A reader Jeff Raleigh reports on the holidays in Afghanistan:
"It's Christmas Eve 2004 and I, along with about 70 other State Department employees and some 24,000 US and Coalition forces are getting ready to celebrate the Birth of Christ in the Islamic Republic of Afghanistan! When we read news reports from the States about the growing controversy over the very name of this Holiday, we all have to laugh. Here, in an Islamic State, Americans are allowed to put up Christmas decorations, sing Christmas carols and celebrate Christmas without fear that the Afghan version of the ACLU will demand that we call them 'Holiday decorations' or force us to deny the existence of Santa Claus.
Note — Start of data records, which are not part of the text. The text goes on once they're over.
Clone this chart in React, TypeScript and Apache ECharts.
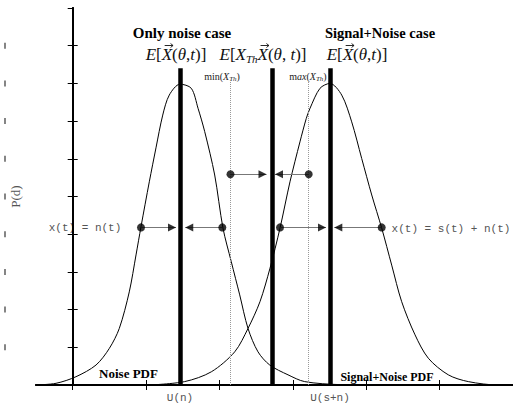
import { useEffect, useRef } from "react";
import * as echarts from "echarts";

// Probability density of the detector output, only noise present
const noisePdf: [number, number][] = [
  [-0.5, 0], [-0.227, 0.0045], [0.045, 0.022], [0.318, 0.053], [0.499, 0.097],
  [0.635, 0.15], [0.771, 0.247], [0.863, 0.345], [0.931, 0.42], [1.044, 0.539],
  [1.135, 0.629], [1.227, 0.716], [1.316, 0.769], [1.462, 0.798], [1.616, 0.787],
  [1.708, 0.734], [1.799, 0.672], [1.935, 0.557], [2.048, 0.416], [2.161, 0.327],
  [2.276, 0.239], [2.389, 0.15], [2.525, 0.088], [2.685, 0.053], [2.934, 0.027],
  [3.161, 0.009], [3.643, 0.001], [4.2, 0],
];

// Probability density of the detector output, signal plus noise
const signalPdf: [number, number][] = [
  [1.053, 0], [1.526, 0.009], [1.889, 0.035], [2.208, 0.088], [2.389, 0.15],
  [2.552, 0.221], [2.689, 0.31], [2.825, 0.416], [2.961, 0.539], [3.097, 0.645],
  [3.183, 0.707], [3.234, 0.734], [3.37, 0.787], [3.506, 0.8], [3.666, 0.769],
  [3.802, 0.698], [3.938, 0.601], [4.075, 0.504], [4.211, 0.416], [4.347, 0.318],
  [4.483, 0.221], [4.665, 0.133], [4.846, 0.071], [5.118, 0.027], [5.391, 0.009],
  [5.8, 0], [6, 0],
];

const noiseMean = 1.462;
const signalMean = 3.506;
const threshold = 2.716;
const thresholdMin = 2.15;
const thresholdMax = 3.216;
const meanLineTop = 0.84;
const rangeLineTop = 0.804;

const xTickValues = [0, 1, 2, 3, 4, 5];
const bottomLabels = ["U(n)", "U(s+n)"];

// [start (dot), end (arrow tip), level]
const arrows: [number, number, number][] = [
  [0.931, 1.408, 0.418],
  [2.039, 1.534, 0.418],
  [2.825, 3.452, 0.418],
  [4.211, 3.565, 0.418],
  [2.15, 2.641, 0.559],
  [3.216, 2.757, 0.559],
];

const SERIF = '"Liberation Serif", "DejaVu Serif", serif';
const MONO = '11px "Liberation Mono", monospace';

type Piece = { t: string; f: string; dy?: number; vec?: boolean };

const I17 = `italic 17px ${SERIF}`;
const N17 = `17px ${SERIF}`;
const I11 = `italic 11px ${SERIF}`;
const I10 = `italic 10px ${SERIF}`;
const N10 = `10px ${SERIF}`;
const I7 = `italic 7px ${SERIF}`;

const expectation: Piece[] = [
  { t: "E", f: I17 }, { t: "[", f: N17 }, { t: "X", f: I17, vec: true }, { t: "(", f: N17 },
  { t: "θ", f: I17 }, { t: ",", f: N17 }, { t: "t", f: I17 }, { t: ")]", f: N17 },
];

const thresholdExpectation: Piece[] = [
  { t: "E", f: I17 }, { t: "[", f: N17 }, { t: "X", f: I17 }, { t: "Th", f: I11, dy: 5 },
  { t: "X", f: I17, vec: true }, { t: "(", f: N17 }, { t: "θ", f: I17 }, { t: ", ", f: N17 },
  { t: "t", f: I17 }, { t: ")]", f: N17 },
];

const minLabel: Piece[] = [
  { t: "min(", f: N10 }, { t: "X", f: I10 }, { t: "Th", f: I7, dy: 3 }, { t: ")", f: N10 },
];
const maxLabel: Piece[] = [
  { t: "m", f: N10 }, { t: "ax", f: I10 }, { t: "(", f: N10 }, { t: "X", f: I10 },
  { t: "Th", f: I7, dy: 3 }, { t: ")", f: N10 },
];

let measureCtx: CanvasRenderingContext2D | null = null;
function measure(t: string, f: string) {
  if (!measureCtx) measureCtx = document.createElement("canvas").getContext("2d");
  measureCtx!.font = f;
  return measureCtx!.measureText(t).width;
}

// Lays a formula out piece by piece, centred on (cx, cy), with vector arrows over marked pieces
function formula(cx: number, cy: number, pieces: Piece[], color = "#111") {
  const widths = pieces.map((p) => measure(p.t, p.f));
  const total = widths.reduce((a, b) => a + b, 0);
  let x = cx - total / 2;
  const out: any[] = [];
  pieces.forEach((p, k) => {
    out.push({
      type: "text",
      x,
      y: cy + (p.dy || 0),
      style: { text: p.t, font: p.f, fill: color, align: "left", verticalAlign: "middle" },
    });
    if (p.vec) {
      const x1 = x + 3;
      const x2 = x + widths[k] + 1;
      const ay = cy - 8.5;
      out.push({ type: "line", shape: { x1, y1: ay, x2, y2: ay }, style: { stroke: color, lineWidth: 0.9 } });
      out.push({
        type: "polyline",
        shape: { points: [[x2 - 2.5, ay - 2], [x2, ay], [x2 - 2.5, ay + 2]] },
        style: { stroke: color, lineWidth: 0.9, fill: "none" },
      });
    }
    x += widths[k];
  });
  return out;
}

export default function App() {
  const ref = useRef<HTMLDivElement>(null);

  useEffect(() => {
    if (!ref.current) return;
    const chart = echarts.init(ref.current, null, { renderer: "svg" });

    const vLine = (x: number, top: number, style: object) => [
      { coord: [x, 0], lineStyle: style },
      { coord: [x, top] },
    ];

    const text = (x: number, y: number, style: object) => ({
      type: "text",
      x,
      y,
      style: { align: "center", verticalAlign: "middle", ...style },
    });

    chart.setOption({
      animation: false,
      grid: { left: 36, top: 8, right: 0, bottom: 21, containLabel: false, outerBoundsMode: "none" },
      xAxis: [
        {
          type: "value",
          min: -0.5,
          max: 6,
          position: "bottom",
          axisLine: { lineStyle: { color: "#000", width: 2 } },
          axisTick: { inside: true, length: 5, customValues: xTickValues, lineStyle: { color: "#000" } },
          axisLabel: {
            customValues: [noiseMean, signalMean],
            formatter: (v: number) => (v < threshold ? bottomLabels[0] : bottomLabels[1]),
            margin: 7,
            fontFamily: '"Liberation Mono", monospace',
            fontSize: 11,
            color: "#555",
          },
          splitLine: { show: false },
        },
        {
          type: "value",
          min: -0.5,
          max: 6,
          position: "top",
          axisLine: { lineStyle: { color: "#000", width: 2 } },
          axisTick: { inside: true, length: 5, customValues: xTickValues, lineStyle: { color: "#000" } },
          axisLabel: { show: false },
          splitLine: { show: false },
        },
      ],
      yAxis: [
        {
          type: "value",
          min: 0,
          max: 1,
          interval: 0.1,
          position: "left",
          name: "P(d)",
          nameLocation: "middle",
          nameGap: 14,
          nameMoveOverlap: false,
          nameTextStyle: { fontFamily: SERIF, fontSize: 13, color: "#555" },
          axisLine: { show: true, lineStyle: { color: "#000", width: 2 } },
          axisTick: { show: true, inside: true, length: 5, lineStyle: { color: "#000" } },
          axisLabel: {
            // short vertical strokes standing in for the tick labels
            formatter: () => "{bar|}",
            rich: { bar: { width: 1.2, height: 6, backgroundColor: "#333" } },
            showMinLabel: false,
            showMaxLabel: false,
            align: "center",
            margin: 31,
          },
          splitLine: { show: false },
        },
        {
          type: "value",
          min: 0,
          max: 1,
          interval: 0.1,
          position: "right",
          axisLine: { show: true, lineStyle: { color: "#000", width: 2 } },
          axisTick: { show: true, inside: true, length: 5, lineStyle: { color: "#000" } },
          axisLabel: { show: false },
          splitLine: { show: false },
        },
      ],
      series: [
        {
          type: "line",
          data: noisePdf,
          smooth: 0.3,
          showSymbol: false,
          lineStyle: { color: "#000", width: 1 },
          silent: true,
          z: 2,
        },
        {
          type: "line",
          data: signalPdf,
          smooth: 0.3,
          showSymbol: false,
          lineStyle: { color: "#000", width: 1 },
          silent: true,
          z: 2,
        },
        {
          type: "line",
          data: [],
          silent: true,
          z: 3,
          markLine: {
            silent: true,
            symbol: ["none", "none"],
            label: { show: false },
            data: [
              vLine(thresholdMin, rangeLineTop, { color: "#999", width: 1, type: "dotted" }),
              vLine(thresholdMax, rangeLineTop, { color: "#999", width: 1, type: "dotted" }),
              vLine(noiseMean, meanLineTop, { color: "#000", width: 4.5, type: "solid" }),
              vLine(threshold, meanLineTop, { color: "#000", width: 4.5, type: "solid" }),
              vLine(signalMean, meanLineTop, { color: "#000", width: 4.5, type: "solid" }),
            ],
          },
        },
        {
          type: "line",
          data: [],
          silent: true,
          z: 4,
          markLine: {
            silent: true,
            symbol: ["none", "none"],
            label: { show: false },
            lineStyle: { color: "#777", width: 1, type: "solid" },
            data: arrows.map(([a, b, y]) => [{ coord: [a, y] }, { coord: [b, y] }]),
          },
        },
        {
          type: "scatter",
          silent: true,
          z: 5,
          symbol: "circle",
          symbolSize: 8,
          itemStyle: { color: "#000" },
          data: arrows.map(([a, , y]) => [a, y]),
        },
        {
          type: "scatter",
          silent: true,
          z: 5,
          symbol: "triangle",
          symbolSize: [8, 8],
          itemStyle: { color: "#000" },
          data: arrows.map(([a, b, y]) => ({
            value: [b, y],
            symbolRotate: b > a ? -90 : 90,
            symbolOffset: [b > a ? -4 : 4, 0],
          })),
        },
      ],
      graphic: [
        text(182, 33, { text: "Only noise case", font: `bold 15px ${SERIF}`, fill: "#000" }),
        text(380, 33, { text: "Signal+Noise case", font: `bold 14.5px ${SERIF}`, fill: "#000" }),
        ...formula(176, 54, expectation),
        ...formula(263, 54, thresholdExpectation),
        ...formula(357, 54, expectation),
        ...formula(222, 76, minLabel, "#222"),
        ...formula(308, 76, maxLabel, "#222"),
        text(85, 228, { text: "x(t) = n(t)", font: MONO, fill: "#555" }),
        text(451, 229, { text: "x(t) = s(t) + n(t)", font: MONO, fill: "#555" }),
        text(128.5, 373, { text: "Noise PDF", font: `bold 13px ${SERIF}`, fill: "#000" }),
        text(387, 376.5, { text: "Signal+Noise PDF", font: `bold 12px ${SERIF}`, fill: "#000" }),
      ],
    });

    return () => chart.dispose();
  }, []);

  return (
    <div
      ref={ref}
      style={{ position: "fixed", left: 0, top: 0, width: 513, height: 406, background: "#fff" }}
    />
  );
}
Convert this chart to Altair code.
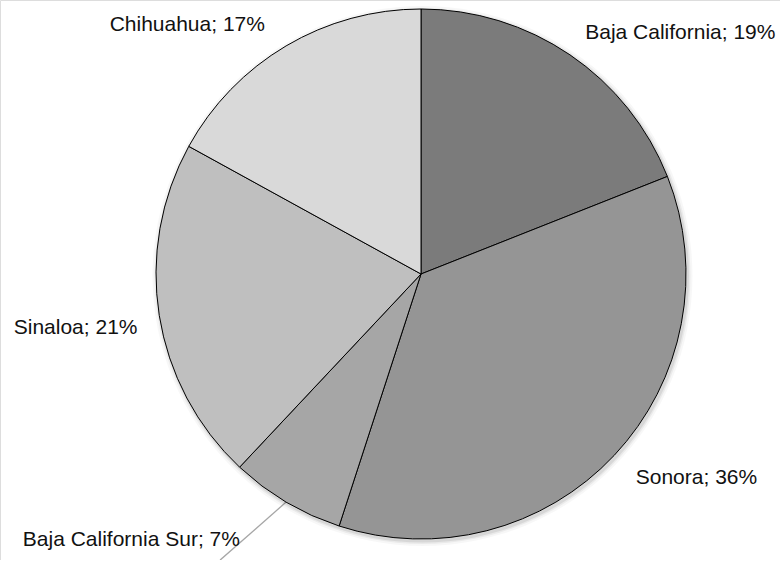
import altair as alt
import pandas as pd
import math

# Share of each state, in drawing order (clockwise from 12 o'clock)
states = ["Baja California", "Sonora", "Baja California Sur", "Sinaloa", "Chihuahua"]
shares = [19, 36, 7, 21, 17]
colors = ["#7b7b7b", "#959595", "#a6a6a6", "#bfbfbf", "#d9d9d9"]

# Pie geometry (pixels)
CX, CY, R = 421, 274, 265

df = pd.DataFrame({"state": states, "share": shares, "order": range(len(states))})
df["end"] = df["share"].cumsum()
df["start"] = df["end"] - df["share"]
df["mid"] = (df["start"] + df["end"]) / 2
df["label"] = df["state"] + "; " + df["share"].astype(str) + "%"

theta_scale = alt.Scale(domain=[0, 100], range=[0, 2 * math.pi])
color_scale = alt.Scale(domain=states, range=colors)

base = alt.Chart(df)

# Soft drop shadow under the pie
shadow_df = pd.DataFrame({"t0": [0], "t1": [100]})
shadows = []
for grow, op in [(5, 0.03), (3, 0.05), (1.5, 0.08)]:
    shadows.append(
        alt.Chart(shadow_df).mark_arc(color="black", opacity=op).encode(
            theta=alt.Theta("t0:Q", scale=theta_scale),
            theta2="t1:Q",
            x=alt.value(CX + 1.5),
            y=alt.value(CY + 2),
            radius=alt.value(R + grow),
        )
    )

pie = base.mark_arc(stroke="black", strokeWidth=1).encode(
    theta=alt.Theta("start:Q", scale=theta_scale),
    theta2="end:Q",
    color=alt.Color("state:N", scale=color_scale, legend=None),
    x=alt.value(CX),
    y=alt.value(CY),
    radius=alt.value(R),
)

# Label placement: (align, dx, dy) per slice around the mid-angle
placement = {
    "Baja California": ("left", 4, -5),
    "Sonora": ("left", 7, 9),
    "Baja California Sur": ("right", -36, 21),
    "Sinaloa": ("right", -2, 9),
    "Chihuahua": ("right", -11, -4),
}

labels = []
for name, (align, dx, dy) in placement.items():
    labels.append(
        base.transform_filter(alt.datum.state == name)
        .mark_text(align=align, baseline="middle", dx=dx, dy=dy,
                   font="Liberation Sans", fontSize=21, color="#111111")
        .encode(
            theta=alt.Theta("mid:Q", scale=theta_scale),
            x=alt.value(CX),
            y=alt.value(CY),
            radius=alt.value(R + 20),
            text="label:N",
        )
    )

# Leader line for the small slice
bcs = df[df["state"] == "Baja California Sur"].iloc[0]
ang = bcs["mid"] / 100 * 2 * math.pi
x0 = CX + R * math.sin(ang)
y0 = CY - R * math.cos(ang)
leader_df = pd.DataFrame({"x": [x0], "y": [y0], "x2": [x0 - 66], "y2": [y0 + 58]})
leader = alt.Chart(leader_df).mark_rule(color="#a6a6a6", strokeWidth=1.3).encode(
    x=alt.X("x:Q", scale=None, axis=None),
    y=alt.Y("y:Q", scale=None, axis=None),
    x2="x2:Q",
    y2="y2:Q",
)

chart = alt.layer(leader, *shadows, pie, *labels).properties(
    width=780, height=560, padding=0,
    autosize=alt.AutoSizeParams(type="none"),
).configure_view(stroke=None).configure(background="white")

chart.save("out.html", embed_options={"renderer": "svg", "actions": False})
My Afghan friends, who universally wish me 'Merry Christmas', just shake their heads when they read stories about a Virginia 7th grader who was asked to leave a school dance for wearing a Santa Claus outfit! So those of us here in an Islamic state will just keep talking about Christmas while you in the States choose you words carefully to make certain the no hint of 'Christmas' escape your lips in a public place."
Islamic states, of course, are not quite used to the idea of the separation of church and state, certainly nowhere near to the American extent. But it's good to know that the people of Afghanistan, unlike, say, their Saudi coreligionists, are pretty relaxed about Christianity, too.